- WHAT YOU NEED TO DO
Return each line holding the string "matplotlib".

___ DATA ___

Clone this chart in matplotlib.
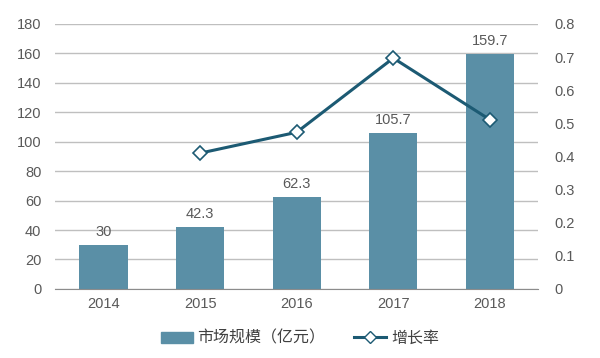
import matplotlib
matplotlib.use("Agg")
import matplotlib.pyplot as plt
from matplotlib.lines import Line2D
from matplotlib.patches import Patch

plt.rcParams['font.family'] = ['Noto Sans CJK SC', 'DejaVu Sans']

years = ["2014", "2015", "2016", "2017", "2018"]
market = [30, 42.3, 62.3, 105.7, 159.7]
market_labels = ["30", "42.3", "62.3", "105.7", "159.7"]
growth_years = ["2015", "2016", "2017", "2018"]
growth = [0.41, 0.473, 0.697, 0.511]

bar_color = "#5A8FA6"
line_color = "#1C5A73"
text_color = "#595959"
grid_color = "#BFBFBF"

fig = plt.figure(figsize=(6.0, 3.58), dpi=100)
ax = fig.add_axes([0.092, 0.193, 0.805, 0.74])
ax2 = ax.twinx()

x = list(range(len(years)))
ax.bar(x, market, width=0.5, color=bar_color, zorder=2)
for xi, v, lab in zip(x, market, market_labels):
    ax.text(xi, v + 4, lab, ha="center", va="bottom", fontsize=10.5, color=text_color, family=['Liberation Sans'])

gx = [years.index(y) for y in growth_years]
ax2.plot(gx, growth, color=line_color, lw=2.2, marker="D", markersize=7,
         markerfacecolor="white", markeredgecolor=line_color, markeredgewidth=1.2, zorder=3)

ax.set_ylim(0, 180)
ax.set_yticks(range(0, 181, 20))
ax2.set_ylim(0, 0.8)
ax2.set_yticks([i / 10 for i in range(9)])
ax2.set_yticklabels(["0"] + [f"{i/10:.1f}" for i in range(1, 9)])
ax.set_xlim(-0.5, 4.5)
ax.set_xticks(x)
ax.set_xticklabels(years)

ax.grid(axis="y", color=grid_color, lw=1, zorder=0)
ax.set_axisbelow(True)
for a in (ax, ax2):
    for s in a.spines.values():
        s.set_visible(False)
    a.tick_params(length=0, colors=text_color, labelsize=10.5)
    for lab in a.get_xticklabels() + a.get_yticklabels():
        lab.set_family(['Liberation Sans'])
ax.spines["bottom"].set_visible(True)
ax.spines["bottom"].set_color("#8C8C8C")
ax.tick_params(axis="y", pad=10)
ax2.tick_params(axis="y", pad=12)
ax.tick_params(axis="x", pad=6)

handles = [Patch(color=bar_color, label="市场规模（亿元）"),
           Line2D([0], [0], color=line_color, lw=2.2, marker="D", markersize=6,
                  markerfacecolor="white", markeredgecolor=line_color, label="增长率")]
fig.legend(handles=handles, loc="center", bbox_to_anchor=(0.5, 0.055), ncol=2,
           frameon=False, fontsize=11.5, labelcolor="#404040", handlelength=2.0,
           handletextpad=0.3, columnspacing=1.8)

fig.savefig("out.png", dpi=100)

___
___ DATA ___

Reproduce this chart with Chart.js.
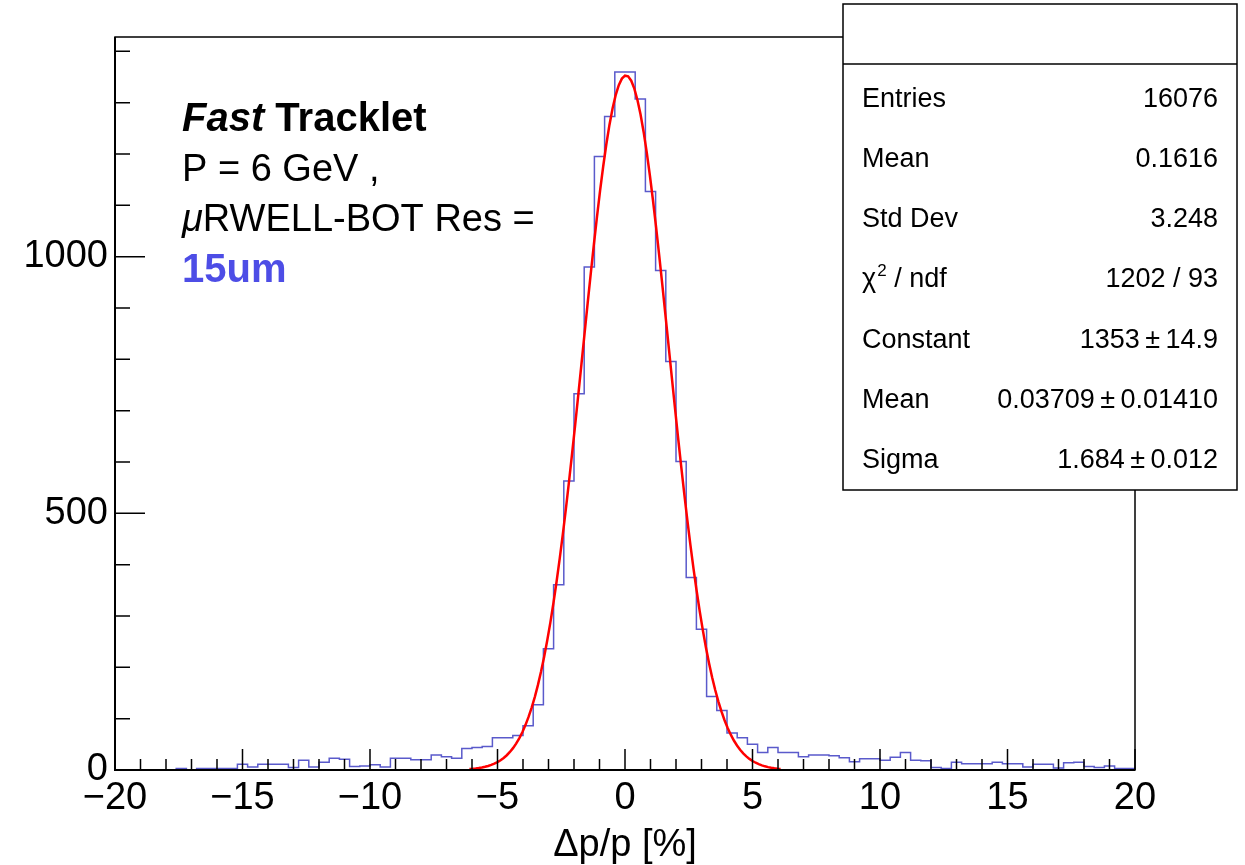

___
___ DATA ___

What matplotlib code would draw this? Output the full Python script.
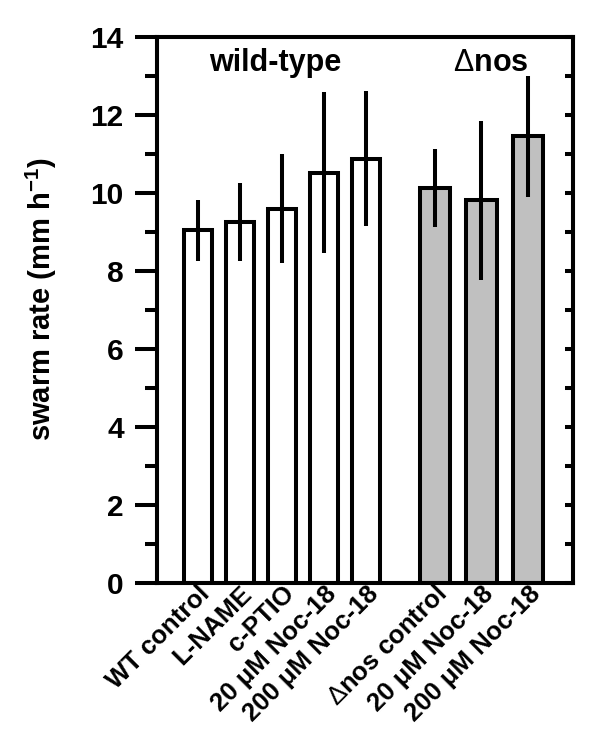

___

- ANSWER TO THE EXERCISE
Clone this chart in matplotlib.
import matplotlib
matplotlib.use("Agg")
import matplotlib.pyplot as plt
from matplotlib.lines import Line2D
from matplotlib.patches import Patch
What matplotlib code would draw this? Output the full Python script.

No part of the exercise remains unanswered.